Les hommes font leur propre histoire, mais ils ne la font pas arbitrairement, dans les conditions choisies par eux, mais dans des conditions directement données et héritées du passé. La tradition de toutes les générations mortes pèse d’un poids très lourd sur le cerveau des vivants. Et même quand ils semblent occupés à se transformer, eux et les choses, à créer quelque chose de tout à fait nouveau, c’est précisément à ces époques de crise révolutionnaire qu’ils évoquent craintivement les esprits du passé, qu’ils leur empruntent leurs noms, leurs mots d’ordre, leurs costumes, pour apparaître sur la nouvelle scène de l’histoire sous ce déguisement respectable et avec ce langage emprunté.

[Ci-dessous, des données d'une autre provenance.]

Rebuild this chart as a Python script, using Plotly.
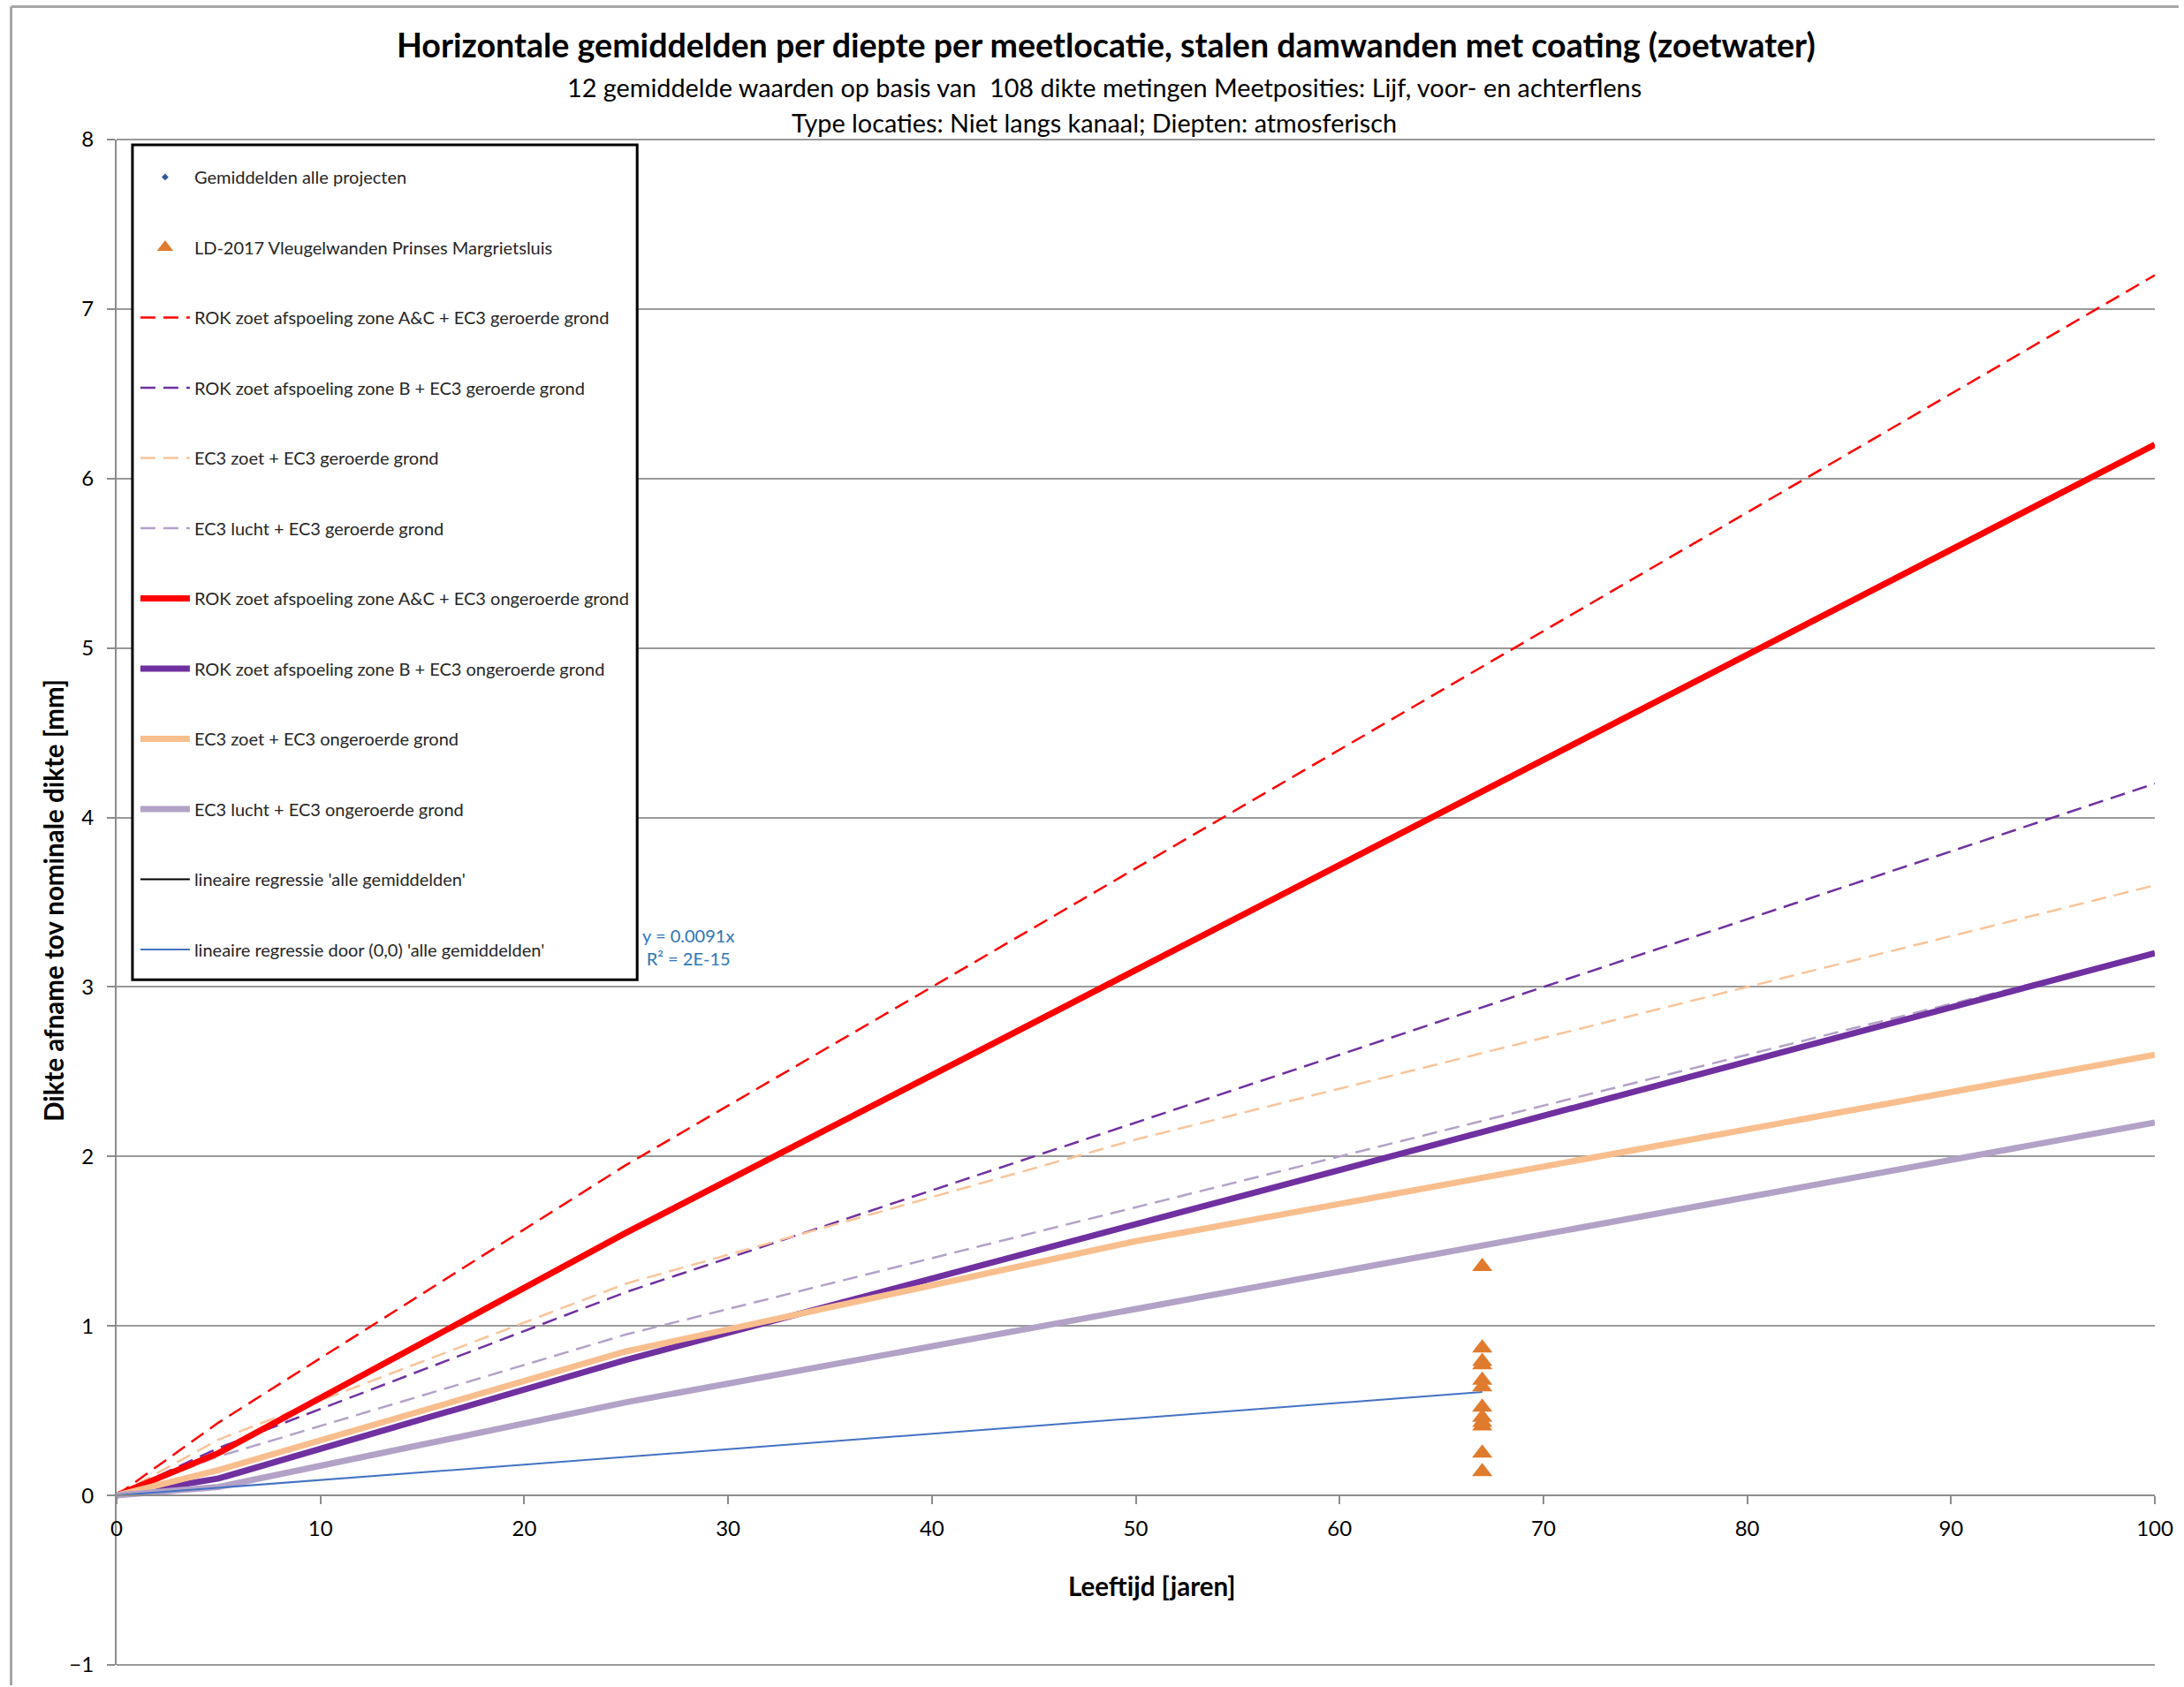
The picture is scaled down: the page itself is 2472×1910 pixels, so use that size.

C’est ainsi que Luther prit le masque de l’apôtre Paul, que la Révolution de 1789 à 1814 se drapa successivement dans le costume de la République romaine, puis dans celui de l’Empire romain, et que la révolution de 1848 ne sut rien faire de mieux que de parodier tantôt 1789, tantôt la tradition révolutionnaire de 1793 à 1795. C’est ainsi que le débutant qui apprend une nouvelle langue la retraduit toujours en pensée dans sa langue maternelle, mais il ne réussit à s’assimiler l’esprit de cette nouvelle langue et à s’en servir librement que lorsqu’il arrive à la manier sans se rappeler sa langue maternelle, et qu’il parvient même à oublier complètement cette dernière. »
Karl Marx, Le 18 brumaire de Louis Napoléon Bonaparte
Même s’il n’y fait pas explicitement référence, il est difficile de croire que Bronislaw Baczko n’a pas en tête ce texte fameux, lorsqu’il évoque la théâtralisation des événements du 9 Thermidor ainsi que la part de farce dans la tragédie.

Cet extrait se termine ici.